When buying a typical air fryer, you are much more likely to touch or exceed $100. For example, the current best selling air fryer is around the $130 mark.
7. Halogen ovens don’t have the peeling basket problem.
One of the big problems that air fryers have come in the form of the non-stick coating peeling. Both the cooking compartment and cooking basket of an air fryer are often covered in such a coating. Unfortunately, a large amount of current manufacturers struggle to make an air fryer where this non-stick coating doesn’t start peeling off within the year!
As a halogen oven deals with mostly glass, they don’t have any such problems. You could say that glass is a cleaner material to work with than metals with non-stick coatings applied. Just look at non-stick frying pans, they too can suffer from a similar problem!
8. Halogen oven uses less plastic.
Another benefit of a halogen oven is the fact that the mostly glass approach steers this kitchen appliance away from plastics that a lot of consumers dislike. An air fryer often has a plastic casing, and when you look online at reviews you see a pretty large number of people complaining about their air fryers plastic smell. Even, that plastic smell is transferring onto their food and making it taste funny. You are much less likely to get any such problems when using a halogen oven.
9. Air fryer is much sexier!
If you are someone that strives to have a stylish kitchen, an air fryer will be the way to go! I mean, having a glass bowl with a “funny” lid in your kitchen isn’t exactly inspiring. And the design of most halogen ovens is pretty basic and non adventurous. The air fryer, on the other hand, looks like a space age deep fryer! They have much sleeker and sexier (in my opinion anyway) designs. If someone sees an air fryer on your kitchen worktop they are far more likely to show interest in it, that’s for sure!
Yes, halogen ovens have been around for longer, but they have never had the buzz around them that air fryers have. This has been made more obvious by the fact that halogen oven makers have even started trying to label them as air fryers to get in on this buzz! Looking at the all time Google trends charts for both appliances, it is obvious which one is getting more of the public’s attention.
Which kitchen appliance would I buy, Air fryer or Halogen oven?
With these versus articles, it always ends up being which appliance would best suit your set of requirements. As I can’t know everyone’s requirements, I am just going to talk about the reasoning for my own personal situation. I have owned both an air fryer and a halogen oven over the years, and when I compare them both this is what I came out with!
For me, the halogen oven is too much like a regular oven and doesn’t offer enough over and above that. The type of cooking offered is not intense enough to give an “air fried” taste. For me, this trumps all of the other factors talked about above. They don’t make enough of a difference to me to warrant moving over to a halogen oven.
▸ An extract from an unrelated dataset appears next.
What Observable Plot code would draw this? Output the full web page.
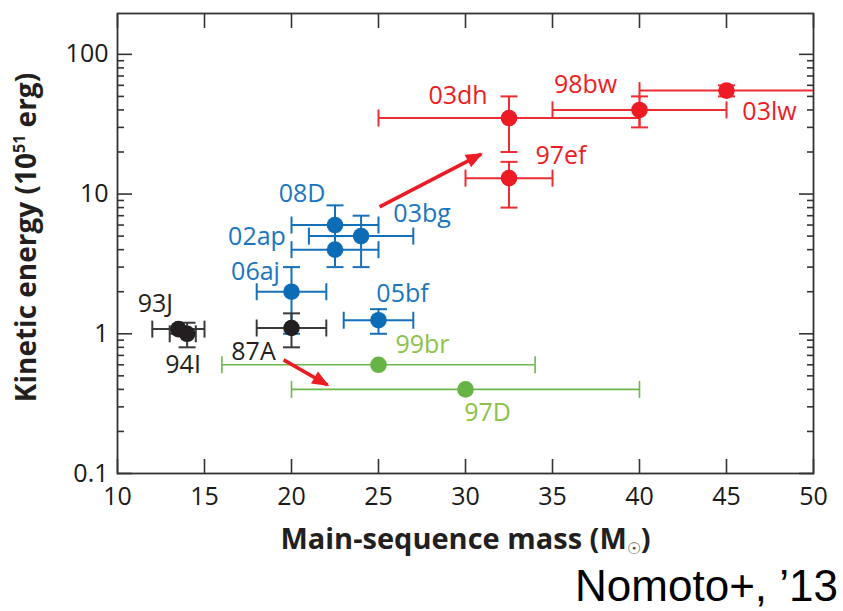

When compared to a full on air fryer, the halogen oven feels like a watered down version for me. If you want something more inline with a small oven, the halogen oven might be your choice, but this is not the case for me.
If you disagree with me, I would love to hear all about your opinion in the comments section below. Your use case might be totally different than mine! At the end of the day, I hope I at least gave you the main factors you need to consider when purchasing one of these kitchen appliances. You can then weigh up in your head which works best for you.